Symbols anchor this tension:
- The window frames a world just out of reach—proof of captivity and a pinhole of hope. Juliette’s wish to see a bird echoes her desire to escape the cage of her body and her cell.
- Touch carries double weight: comfort for most, catastrophe for Juliette. Every near-touch with Adam trembles with risk and longing.
- The notebook and strikethroughs map her inner war—what she longs to admit versus what she allows herself to say. Writing becomes a lifeline to coherence.
Key Quotes
“We hope you rot to death.” / “For good behavior.” These paired lines from the guards expose the regime’s arbitrariness. Cruelty masquerades as order, teaching Juliette—and us—that power here doesn’t need to make sense to be absolute.
“I am not insane.” Juliette’s mantra is both denial and defense. Repetition becomes a tether to identity in a place designed to unmake her, showing how sanity is an act of will as much as a state of mind.
“My parents… emptied their pockets of me.” This image condenses her abandonment into a single motion: discarding something unwanted. It explains her reflexive self-hatred and why being seen by Adam feels revolutionary.
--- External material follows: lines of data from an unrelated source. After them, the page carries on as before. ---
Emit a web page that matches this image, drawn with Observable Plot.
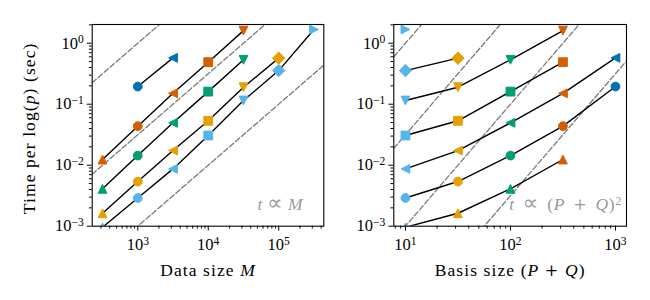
<!DOCTYPE html>
<html><head><meta charset="utf-8">
<script src="https://cdn.jsdelivr.net/npm/d3@7"></script>
<script src="https://cdn.jsdelivr.net/npm/@observablehq/plot@0.6"></script>
<style>
body{margin:0;background:#fff;}
#fig{position:relative;width:650px;height:300px;background:#fff;}
#fig svg{position:absolute;top:0;overflow:visible;}
</style></head><body><div id="fig"></div>
<script>
// ---- data ----
const dataSizes  = [316, 1000, 3162, 10000, 31623, 100000, 316228];      // M
const basisSizes = [10, 31.6, 100, 316, 1000];                           // P+Q
const basisColors = ["#56B4E9", "#E69F00", "#009E73", "#D55E00", "#0072B2"];
const markerByM = ["triangleUp", "circle", "triangleLeft", "square", "triangleDown", "diamond", "triangleRight"];
// time per log(p) in seconds, one array per basis size, indexed like dataSizes (null = not run)
const time10   = [0.00096, 0.0029, 0.0087, 0.0307, 0.115, 0.356, 1.68];
const time32   = [0.00163, 0.0054, 0.0174, 0.0535, 0.19, 0.569, null];
const time100  = [0.0041, 0.0144, 0.0495, 0.161, 0.535, null, null];
const time316  = [0.0124, 0.0437, 0.151, 0.489, 1.61, null, null];
const time1000 = [null, 0.195, 0.576, null, null, null, null];
const timesByBasis = [time10, time32, time100, time316, time1000];
// reference slopes: t = c*M (left) and t = c*(P+Q)^2 (right)
const guideLeft  = [1e-3, 10 ** -4.5, 1e-6];
const guideRight = [1e-2, 10 ** -3.5, 1e-5, 10 ** -6.5];
const yTicks = [1e-3, 1e-2, 1e-1, 1];
const leftXTicks = [1e3, 1e4, 1e5];
const rightXTicks = [10, 100, 1000];
const yDomain = [1e-3, 10 ** 0.307];
const leftXDomain = [10 ** 2.353, 10 ** 5.64];
const rightXDomain = [10 ** 0.889, 10 ** 3.105];
const yLabel = "Time per log(p) (sec)";
const leftXLabel = "Data size M";
const rightXLabel = "Basis size (P + Q)";
const leftNote = "t ∝ M";
const rightNote = "t ∝ (P + Q)^2";

// ---- table ----
const rows = [];
basisSizes.forEach((pq, i) => dataSizes.forEach((m, j) => {
  const t = timesByBasis[i][j];
  if (t != null) rows.push({M: m, PQ: pq, t, marker: markerByM[j]});
}));

// minor ticks (2..9 per decade) within a domain
function minor(domain) {
  const out = [];
  for (let e = Math.floor(Math.log10(domain[0])); e <= Math.ceil(Math.log10(domain[1])); e++)
    for (let k = 2; k <= 9; k++) { const v = k * 10 ** e; if (v >= domain[0] && v <= domain[1]) out.push(v); }
  return out;
}

// marker shapes (matplotlib-like)
const W = size => Math.sqrt(size / Math.PI) * 2;
const shapes = {
  circle: {draw(c, s) { const r = W(s) / 2; c.moveTo(r, 0); c.arc(0, 0, r, 0, 2 * Math.PI); }},
  square: {draw(c, s) { const h = W(s) / 2; c.rect(-h, -h, 2 * h, 2 * h); }},
  diamond: {draw(c, s) { const d = W(s) / 2 * Math.SQRT2; c.moveTo(0, -d); c.lineTo(d, 0); c.lineTo(0, d); c.lineTo(-d, 0); c.closePath(); }},
  triangleUp: {draw(c, s) { const h = W(s) / 2; c.moveTo(0, -h); c.lineTo(h, h); c.lineTo(-h, h); c.closePath(); }},
  triangleDown: {draw(c, s) { const h = W(s) / 2; c.moveTo(0, h); c.lineTo(h, -h); c.lineTo(-h, -h); c.closePath(); }},
  triangleLeft: {draw(c, s) { const h = W(s) / 2; c.moveTo(-h, 0); c.lineTo(h, -h); c.lineTo(h, h); c.closePath(); }},
  triangleRight: {draw(c, s) { const h = W(s) / 2; c.moveTo(h, 0); c.lineTo(-h, -h); c.lineTo(-h, h); c.closePath(); }}
};

const FONT = "'Liberation Serif', 'DejaVu Serif', serif";
const sup = d => `10^${Math.round(Math.log10(d))}`;

function panel({width, marginLeft, marginRight, xDomain, xTicks, xField, zField, guides, power, xLabel, note, noteDx}) {
  const guideRows = [];
  guides.forEach((c, k) => xDomain.forEach(x => guideRows.push({g: k, x, y: c * x ** power})));
  const sorted = rows.slice().sort((a, b) => a[xField] - b[xField]);
  return Plot.plot({
    width, height: 300,
    marginTop: 24, marginBottom: 74.3, marginLeft, marginRight,
    x: {type: "log", domain: xDomain, label: null},
    y: {type: "log", domain: yDomain, label: null},
    color: {type: "ordinal", domain: basisSizes, range: basisColors},
    style: {fontFamily: FONT, fontSize: "16.5px", background: "transparent", color: "black"},
    marks: [
      Plot.line(guideRows, {x: "x", y: "y", z: "g", stroke: "#7a7a7a", strokeWidth: 1.3, strokeDasharray: "5.5,2.4", clip: true}),
      Plot.line(sorted, {x: xField, y: "t", z: zField, stroke: "black", strokeWidth: 1.4, clip: true}),
      ...markerByM.map(name => Plot.dot(rows.filter(d => d.marker === name), {
        x: xField, y: "t", symbol: shapes[name], r: 4.4, fill: "PQ", stroke: "PQ", strokeWidth: 1, clip: true
      })),
      Plot.axisX(minor(xDomain), {tickSize: 2.8, tickFormat: () => "", label: null}),
      Plot.axisX(xTicks, {tickSize: 4.9, tickPadding: 7, tickFormat: sup, label: null, fontSize: 16.5}),
      Plot.axisY(minor(yDomain), {tickSize: 2.8, tickFormat: () => "", label: null}),
      Plot.axisY(yTicks, {tickSize: 4.9, tickPadding: 3.5, tickFormat: sup, label: null, fontSize: 16.5}),
      Plot.frame({stroke: "black", strokeWidth: 1.1}),
      Plot.text([xLabel], {frameAnchor: "bottom", textAnchor: "middle", lineAnchor: "top", dy: 37, fontSize: 17.5}),
      Plot.text([note], {frameAnchor: "bottom-right", textAnchor: "end", lineAnchor: "middle", dx: noteDx, dy: -21.7, fill: "#9a9a9a", fontSize: 17.5})
    ]
  });
}

const left = panel({width: 330, marginLeft: 91.7, marginRight: 6.7, xDomain: leftXDomain, xTicks: leftXTicks,
  xField: "M", zField: "PQ", guides: guideLeft, power: 1, xLabel: leftXLabel, note: leftNote, noteDx: -21});
const right = panel({width: 320, marginLeft: 63.3, marginRight: 24, xDomain: rightXDomain, xTicks: rightXTicks,
  xField: "PQ", zField: "M", guides: guideRight, power: 2, xLabel: rightXLabel, note: rightNote, noteDx: -4.3});

// y label on the left panel
const yl = Plot.plot({
  width: 330, height: 300, marginTop: 24, marginBottom: 74.3, marginLeft: 91.7, marginRight: 6.7,
  x: {axis: null}, y: {axis: null},
  style: {fontFamily: FONT, fontSize: "17.5px", background: "transparent"},
  marks: [Plot.text([yLabel], {frameAnchor: "left", textAnchor: "middle", rotate: -90, lineAnchor: "middle", dx: -63, dy: 3, fontSize: 17.5})]
});

const fig = document.getElementById("fig");
left.style.left = "0px"; right.style.left = "330px"; yl.style.left = "0px";
fig.append(left, right, yl);

// rich text: italics for math symbols, superscripts for exponents
const I = s => `<tspan font-style="italic">${s}</tspan>`;
const OP = s => `<tspan font-family="'DejaVu Serif', serif" font-size="0.92em">${s}</tspan>`;
const REL = s => `<tspan font-family="'DejaVu Sans', sans-serif" font-size="1.25em">${s}</tspan>`;
const SUP = s => `<tspan dy="-0.45em" font-size="0.7em">${s}</tspan>`;
const rich = new Map([
  [yLabel, `Time per log(${I("p")}) (sec)`],
  [leftXLabel, `Data size ${I("M")}`],
  [rightXLabel, `Basis size (${I("P")} ${OP("+")} ${I("Q")})`],
  [leftNote, `${I("t")} ${REL("∝")} ${I("M")}`],
  [rightNote, `${I("t")} ${REL("∝")} (${I("P")} ${OP("+")} ${I("Q")})${SUP("2")}`]
]);
const spacing = new Map([[yLabel, "1.1"], [leftXLabel, "1.1"], [rightXLabel, "1.1"], [leftNote, "0.3"], [rightNote, "0.7"]]);
fig.querySelectorAll("text").forEach(t => {
  const s = t.textContent;
  if (rich.has(s)) {
    t.setAttribute("letter-spacing", spacing.get(s));
    if (s === rightNote) t.setAttribute("word-spacing", "3");
    t.innerHTML = rich.get(s);
    return;
  }
  const m = /^10\^(-?\d+)$/.exec(s);
  if (m) t.innerHTML = `10${SUP(m[1].replace("-", "\u2212"))}`;
});
</script>
</body></html>
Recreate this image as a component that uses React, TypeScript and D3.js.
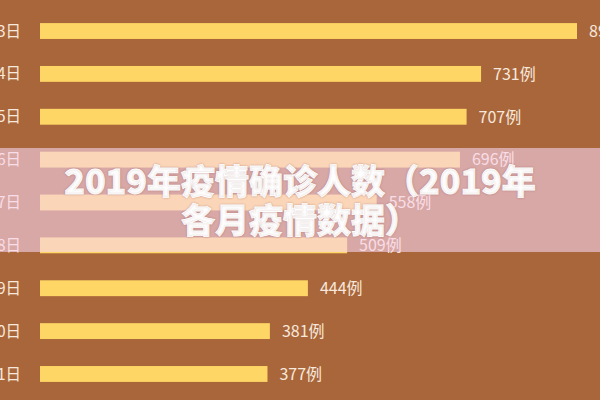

“Juliette,” I whisper. “My name is Juliette.” … In 17 years no one has said my name like that. Saying her name aloud reclaims personhood. Adam’s response transforms “Juliette” from a label of danger into a vow of recognition, sparking the first real shift toward hope.
Why This Matters and Section Significance
These chapters lock us inside the cell long enough to feel its claustrophobia and to understand Juliette’s terror of touch before any larger plot explodes. They establish the emotional stakes—identity, connection, control—so the dystopian conflict lands not as abstract politics but as an assault on bodies and minds. By moving Juliette and Adam from hostility to fragile trust, the section builds the book’s central engine: can intimacy survive in a system that punishes it, and can Juliette’s power become a bridge to freedom rather than a barrier to love?